Written task:
Repeat the lines below exactly as they appear, but leave out the images.

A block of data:
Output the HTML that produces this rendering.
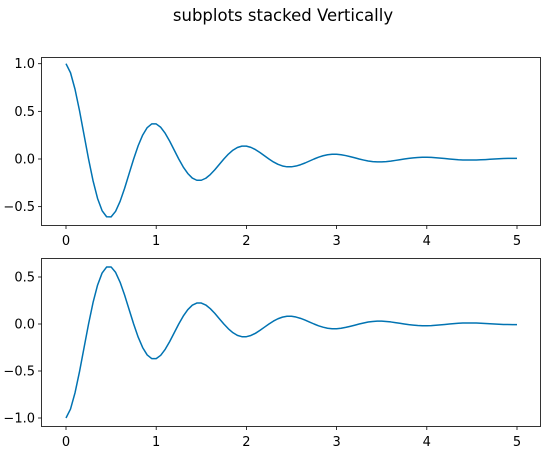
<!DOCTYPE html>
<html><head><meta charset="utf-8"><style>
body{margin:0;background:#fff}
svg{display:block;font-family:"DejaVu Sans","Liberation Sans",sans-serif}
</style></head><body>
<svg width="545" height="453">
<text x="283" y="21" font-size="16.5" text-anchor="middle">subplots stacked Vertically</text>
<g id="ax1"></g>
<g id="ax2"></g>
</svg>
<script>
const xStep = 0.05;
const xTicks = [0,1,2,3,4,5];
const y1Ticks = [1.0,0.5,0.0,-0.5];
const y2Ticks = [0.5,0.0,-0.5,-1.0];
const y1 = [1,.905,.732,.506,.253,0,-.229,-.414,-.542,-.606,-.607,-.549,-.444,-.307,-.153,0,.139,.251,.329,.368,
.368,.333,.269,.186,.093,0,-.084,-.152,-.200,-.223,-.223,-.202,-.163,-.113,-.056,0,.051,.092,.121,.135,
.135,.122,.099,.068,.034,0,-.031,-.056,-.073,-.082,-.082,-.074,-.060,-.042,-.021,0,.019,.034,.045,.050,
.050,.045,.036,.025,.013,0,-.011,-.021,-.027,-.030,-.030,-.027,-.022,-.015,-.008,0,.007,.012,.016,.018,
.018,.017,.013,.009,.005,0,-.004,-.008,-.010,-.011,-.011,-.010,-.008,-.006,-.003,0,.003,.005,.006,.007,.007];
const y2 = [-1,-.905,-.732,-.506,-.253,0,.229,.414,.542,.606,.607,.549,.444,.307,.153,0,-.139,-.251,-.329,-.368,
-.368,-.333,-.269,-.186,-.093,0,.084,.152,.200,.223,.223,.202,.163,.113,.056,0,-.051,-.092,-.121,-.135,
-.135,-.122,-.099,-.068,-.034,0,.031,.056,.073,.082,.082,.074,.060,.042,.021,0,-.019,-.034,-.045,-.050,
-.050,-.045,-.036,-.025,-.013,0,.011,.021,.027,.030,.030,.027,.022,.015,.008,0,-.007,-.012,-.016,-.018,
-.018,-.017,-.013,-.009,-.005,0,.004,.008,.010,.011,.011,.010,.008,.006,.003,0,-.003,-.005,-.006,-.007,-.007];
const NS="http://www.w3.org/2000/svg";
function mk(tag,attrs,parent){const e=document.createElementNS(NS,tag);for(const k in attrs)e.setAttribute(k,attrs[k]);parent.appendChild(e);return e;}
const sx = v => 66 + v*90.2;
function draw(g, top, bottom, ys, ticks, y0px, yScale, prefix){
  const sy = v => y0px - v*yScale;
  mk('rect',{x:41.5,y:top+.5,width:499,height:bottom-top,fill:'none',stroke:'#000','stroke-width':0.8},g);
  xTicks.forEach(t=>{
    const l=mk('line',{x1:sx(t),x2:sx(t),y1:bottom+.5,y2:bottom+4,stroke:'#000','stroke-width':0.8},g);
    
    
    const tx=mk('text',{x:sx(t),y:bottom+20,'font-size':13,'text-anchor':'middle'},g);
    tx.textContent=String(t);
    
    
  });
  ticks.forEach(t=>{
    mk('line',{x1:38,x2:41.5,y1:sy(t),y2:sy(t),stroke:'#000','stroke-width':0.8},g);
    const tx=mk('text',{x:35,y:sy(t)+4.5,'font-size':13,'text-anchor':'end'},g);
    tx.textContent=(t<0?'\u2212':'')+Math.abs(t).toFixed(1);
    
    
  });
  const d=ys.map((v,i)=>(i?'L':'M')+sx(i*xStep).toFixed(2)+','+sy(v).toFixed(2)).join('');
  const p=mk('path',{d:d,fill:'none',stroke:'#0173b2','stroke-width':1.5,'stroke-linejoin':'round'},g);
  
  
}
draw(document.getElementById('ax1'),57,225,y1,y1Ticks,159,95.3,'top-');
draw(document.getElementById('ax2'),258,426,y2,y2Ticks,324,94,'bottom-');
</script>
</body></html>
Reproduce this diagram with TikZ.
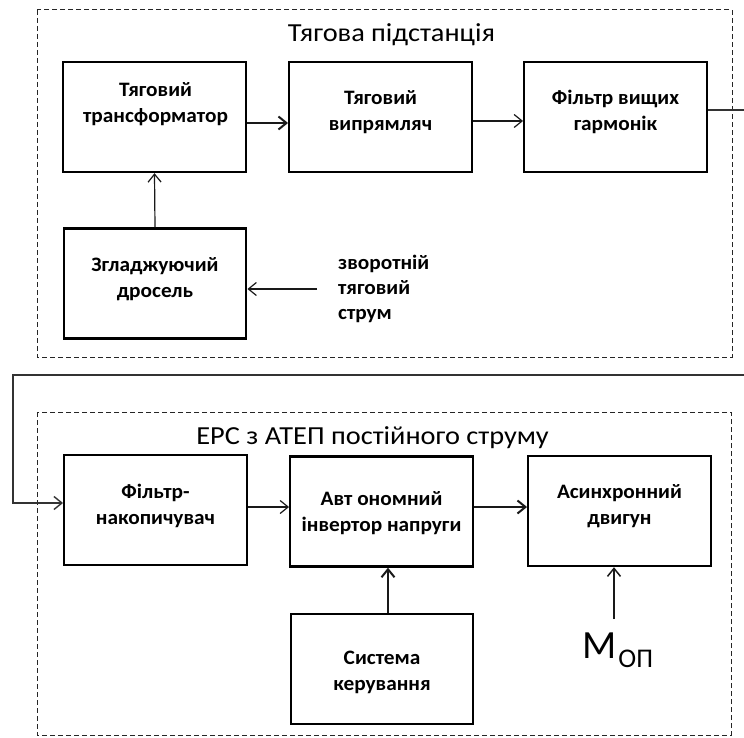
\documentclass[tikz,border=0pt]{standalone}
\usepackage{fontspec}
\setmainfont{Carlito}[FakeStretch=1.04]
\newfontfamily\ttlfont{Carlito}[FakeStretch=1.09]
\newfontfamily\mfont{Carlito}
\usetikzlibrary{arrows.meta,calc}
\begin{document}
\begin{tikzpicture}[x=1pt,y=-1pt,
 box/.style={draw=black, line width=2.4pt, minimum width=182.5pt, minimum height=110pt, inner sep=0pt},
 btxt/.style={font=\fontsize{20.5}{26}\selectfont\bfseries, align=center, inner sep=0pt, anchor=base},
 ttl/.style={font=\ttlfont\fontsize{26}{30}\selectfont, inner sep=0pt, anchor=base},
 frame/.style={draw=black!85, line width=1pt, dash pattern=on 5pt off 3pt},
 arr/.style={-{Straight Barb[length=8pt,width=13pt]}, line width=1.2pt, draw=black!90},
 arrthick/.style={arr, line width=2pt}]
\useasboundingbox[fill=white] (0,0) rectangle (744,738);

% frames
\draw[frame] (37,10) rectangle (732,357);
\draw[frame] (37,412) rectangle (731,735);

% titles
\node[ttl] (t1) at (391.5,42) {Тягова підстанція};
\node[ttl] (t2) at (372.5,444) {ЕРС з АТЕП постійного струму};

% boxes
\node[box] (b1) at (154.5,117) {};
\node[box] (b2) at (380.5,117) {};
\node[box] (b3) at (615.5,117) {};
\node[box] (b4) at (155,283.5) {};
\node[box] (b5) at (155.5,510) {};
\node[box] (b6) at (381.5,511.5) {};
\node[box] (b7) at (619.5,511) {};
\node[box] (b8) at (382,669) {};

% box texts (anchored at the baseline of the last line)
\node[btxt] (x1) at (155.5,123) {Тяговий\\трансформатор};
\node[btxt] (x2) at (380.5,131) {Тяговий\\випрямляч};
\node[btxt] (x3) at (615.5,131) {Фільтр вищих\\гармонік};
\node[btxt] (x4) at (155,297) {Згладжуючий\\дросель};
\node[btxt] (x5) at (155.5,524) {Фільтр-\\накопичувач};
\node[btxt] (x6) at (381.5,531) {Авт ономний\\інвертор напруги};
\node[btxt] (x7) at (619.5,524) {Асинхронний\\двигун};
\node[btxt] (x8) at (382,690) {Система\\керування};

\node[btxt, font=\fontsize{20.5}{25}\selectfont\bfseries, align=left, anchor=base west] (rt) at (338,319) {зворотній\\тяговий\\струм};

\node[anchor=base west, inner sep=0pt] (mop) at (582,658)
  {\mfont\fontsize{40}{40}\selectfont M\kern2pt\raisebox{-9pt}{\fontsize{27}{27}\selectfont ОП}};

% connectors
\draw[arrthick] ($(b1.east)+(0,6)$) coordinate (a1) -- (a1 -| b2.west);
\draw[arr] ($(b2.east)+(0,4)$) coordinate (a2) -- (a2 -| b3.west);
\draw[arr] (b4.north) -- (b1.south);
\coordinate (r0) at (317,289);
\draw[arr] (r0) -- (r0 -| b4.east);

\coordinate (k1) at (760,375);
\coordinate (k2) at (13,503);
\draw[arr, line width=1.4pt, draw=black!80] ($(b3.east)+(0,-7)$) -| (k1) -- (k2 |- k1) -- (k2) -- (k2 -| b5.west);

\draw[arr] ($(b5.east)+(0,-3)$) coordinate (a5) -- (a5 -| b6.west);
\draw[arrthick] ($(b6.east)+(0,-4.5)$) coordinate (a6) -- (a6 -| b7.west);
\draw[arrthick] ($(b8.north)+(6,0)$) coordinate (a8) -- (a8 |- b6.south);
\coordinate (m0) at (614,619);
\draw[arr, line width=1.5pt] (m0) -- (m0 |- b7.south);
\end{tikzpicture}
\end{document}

Result for this task:
Output the HTML that produces this rendering.
<!DOCTYPE html>
<html><head><meta charset="utf-8"><style>
body{margin:0;background:#fff}
svg{display:block;font-family:"DejaVu Sans","Liberation Sans",sans-serif}
</style></head><body>
<svg width="545" height="453">
<text x="283" y="21" font-size="16.5" text-anchor="middle">subplots stacked Vertically</text>
<g id="ax1"></g>
<g id="ax2"></g>
</svg>
<script>
const xStep = 0.05;
const xTicks = [0,1,2,3,4,5];
const y1Ticks = [1.0,0.5,0.0,-0.5];
const y2Ticks = [0.5,0.0,-0.5,-1.0];
const y1 = [1,.905,.732,.506,.253,0,-.229,-.414,-.542,-.606,-.607,-.549,-.444,-.307,-.153,0,.139,.251,.329,.368,
.368,.333,.269,.186,.093,0,-.084,-.152,-.200,-.223,-.223,-.202,-.163,-.113,-.056,0,.051,.092,.121,.135,
.135,.122,.099,.068,.034,0,-.031,-.056,-.073,-.082,-.082,-.074,-.060,-.042,-.021,0,.019,.034,.045,.050,
.050,.045,.036,.025,.013,0,-.011,-.021,-.027,-.030,-.030,-.027,-.022,-.015,-.008,0,.007,.012,.016,.018,
.018,.017,.013,.009,.005,0,-.004,-.008,-.010,-.011,-.011,-.010,-.008,-.006,-.003,0,.003,.005,.006,.007,.007];
const y2 = [-1,-.905,-.732,-.506,-.253,0,.229,.414,.542,.606,.607,.549,.444,.307,.153,0,-.139,-.251,-.329,-.368,
-.368,-.333,-.269,-.186,-.093,0,.084,.152,.200,.223,.223,.202,.163,.113,.056,0,-.051,-.092,-.121,-.135,
-.135,-.122,-.099,-.068,-.034,0,.031,.056,.073,.082,.082,.074,.060,.042,.021,0,-.019,-.034,-.045,-.050,
-.050,-.045,-.036,-.025,-.013,0,.011,.021,.027,.030,.030,.027,.022,.015,.008,0,-.007,-.012,-.016,-.018,
-.018,-.017,-.013,-.009,-.005,0,.004,.008,.010,.011,.011,.010,.008,.006,.003,0,-.003,-.005,-.006,-.007,-.007];
const NS="http://www.w3.org/2000/svg";
function mk(tag,attrs,parent){const e=document.createElementNS(NS,tag);for(const k in attrs)e.setAttribute(k,attrs[k]);parent.appendChild(e);return e;}
const sx = v => 66 + v*90.2;
function draw(g, top, bottom, ys, ticks, y0px, yScale, prefix){
  const sy = v => y0px - v*yScale;
  mk('rect',{x:41.5,y:top+.5,width:499,height:bottom-top,fill:'none',stroke:'#000','stroke-width':0.8},g);
  xTicks.forEach(t=>{
    const l=mk('line',{x1:sx(t),x2:sx(t),y1:bottom+.5,y2:bottom+4,stroke:'#000','stroke-width':0.8},g);
    
    
    const tx=mk('text',{x:sx(t),y:bottom+20,'font-size':13,'text-anchor':'middle'},g);
    tx.textContent=String(t);
    
    
  });
  ticks.forEach(t=>{
    mk('line',{x1:38,x2:41.5,y1:sy(t),y2:sy(t),stroke:'#000','stroke-width':0.8},g);
    const tx=mk('text',{x:35,y:sy(t)+4.5,'font-size':13,'text-anchor':'end'},g);
    tx.textContent=(t<0?'\u2212':'')+Math.abs(t).toFixed(1);
    
    
  });
  const d=ys.map((v,i)=>(i?'L':'M')+sx(i*xStep).toFixed(2)+','+sy(v).toFixed(2)).join('');
  const p=mk('path',{d:d,fill:'none',stroke:'#0173b2','stroke-width':1.5,'stroke-linejoin':'round'},g);
  
  
}
draw(document.getElementById('ax1'),57,225,y1,y1Ticks,159,95.3,'top-');
draw(document.getElementById('ax2'),258,426,y2,y2Ticks,324,94,'bottom-');
</script>
</body></html>
Reproduce this diagram with TikZ.
\documentclass[tikz,border=0pt]{standalone}
\usepackage{fontspec}
\setmainfont{Carlito}[FakeStretch=1.04]
\newfontfamily\ttlfont{Carlito}[FakeStretch=1.09]
\newfontfamily\mfont{Carlito}
\usetikzlibrary{arrows.meta,calc}
\begin{document}
\begin{tikzpicture}[x=1pt,y=-1pt,
 box/.style={draw=black, line width=2.4pt, minimum width=182.5pt, minimum height=110pt, inner sep=0pt},
 btxt/.style={font=\fontsize{20.5}{26}\selectfont\bfseries, align=center, inner sep=0pt, anchor=base},
 ttl/.style={font=\ttlfont\fontsize{26}{30}\selectfont, inner sep=0pt, anchor=base},
 frame/.style={draw=black!85, line width=1pt, dash pattern=on 5pt off 3pt},
 arr/.style={-{Straight Barb[length=8pt,width=13pt]}, line width=1.2pt, draw=black!90},
 arrthick/.style={arr, line width=2pt}]
\useasboundingbox[fill=white] (0,0) rectangle (744,738);

% frames
\draw[frame] (37,10) rectangle (732,357);
\draw[frame] (37,412) rectangle (731,735);

% titles
\node[ttl] (t1) at (391.5,42) {Тягова підстанція};
\node[ttl] (t2) at (372.5,444) {ЕРС з АТЕП постійного струму};

% boxes
\node[box] (b1) at (154.5,117) {};
\node[box] (b2) at (380.5,117) {};
\node[box] (b3) at (615.5,117) {};
\node[box] (b4) at (155,283.5) {};
\node[box] (b5) at (155.5,510) {};
\node[box] (b6) at (381.5,511.5) {};
\node[box] (b7) at (619.5,511) {};
\node[box] (b8) at (382,669) {};

% box texts (anchored at the baseline of the last line)
\node[btxt] (x1) at (155.5,123) {Тяговий\\трансформатор};
\node[btxt] (x2) at (380.5,131) {Тяговий\\випрямляч};
\node[btxt] (x3) at (615.5,131) {Фільтр вищих\\гармонік};
\node[btxt] (x4) at (155,297) {Згладжуючий\\дросель};
\node[btxt] (x5) at (155.5,524) {Фільтр-\\накопичувач};
\node[btxt] (x6) at (381.5,531) {Авт ономний\\інвертор напруги};
\node[btxt] (x7) at (619.5,524) {Асинхронний\\двигун};
\node[btxt] (x8) at (382,690) {Система\\керування};

\node[btxt, font=\fontsize{20.5}{25}\selectfont\bfseries, align=left, anchor=base west] (rt) at (338,319) {зворотній\\тяговий\\струм};

\node[anchor=base west, inner sep=0pt] (mop) at (582,658)
  {\mfont\fontsize{40}{40}\selectfont M\kern2pt\raisebox{-9pt}{\fontsize{27}{27}\selectfont ОП}};

% connectors
\draw[arrthick] ($(b1.east)+(0,6)$) coordinate (a1) -- (a1 -| b2.west);
\draw[arr] ($(b2.east)+(0,4)$) coordinate (a2) -- (a2 -| b3.west);
\draw[arr] (b4.north) -- (b1.south);
\coordinate (r0) at (317,289);
\draw[arr] (r0) -- (r0 -| b4.east);

\coordinate (k1) at (760,375);
\coordinate (k2) at (13,503);
\draw[arr, line width=1.4pt, draw=black!80] ($(b3.east)+(0,-7)$) -| (k1) -- (k2 |- k1) -- (k2) -- (k2 -| b5.west);

\draw[arr] ($(b5.east)+(0,-3)$) coordinate (a5) -- (a5 -| b6.west);
\draw[arrthick] ($(b6.east)+(0,-4.5)$) coordinate (a6) -- (a6 -| b7.west);
\draw[arrthick] ($(b8.north)+(6,0)$) coordinate (a8) -- (a8 |- b6.south);
\coordinate (m0) at (614,619);
\draw[arr, line width=1.5pt] (m0) -- (m0 |- b7.south);
\end{tikzpicture}
\end{document}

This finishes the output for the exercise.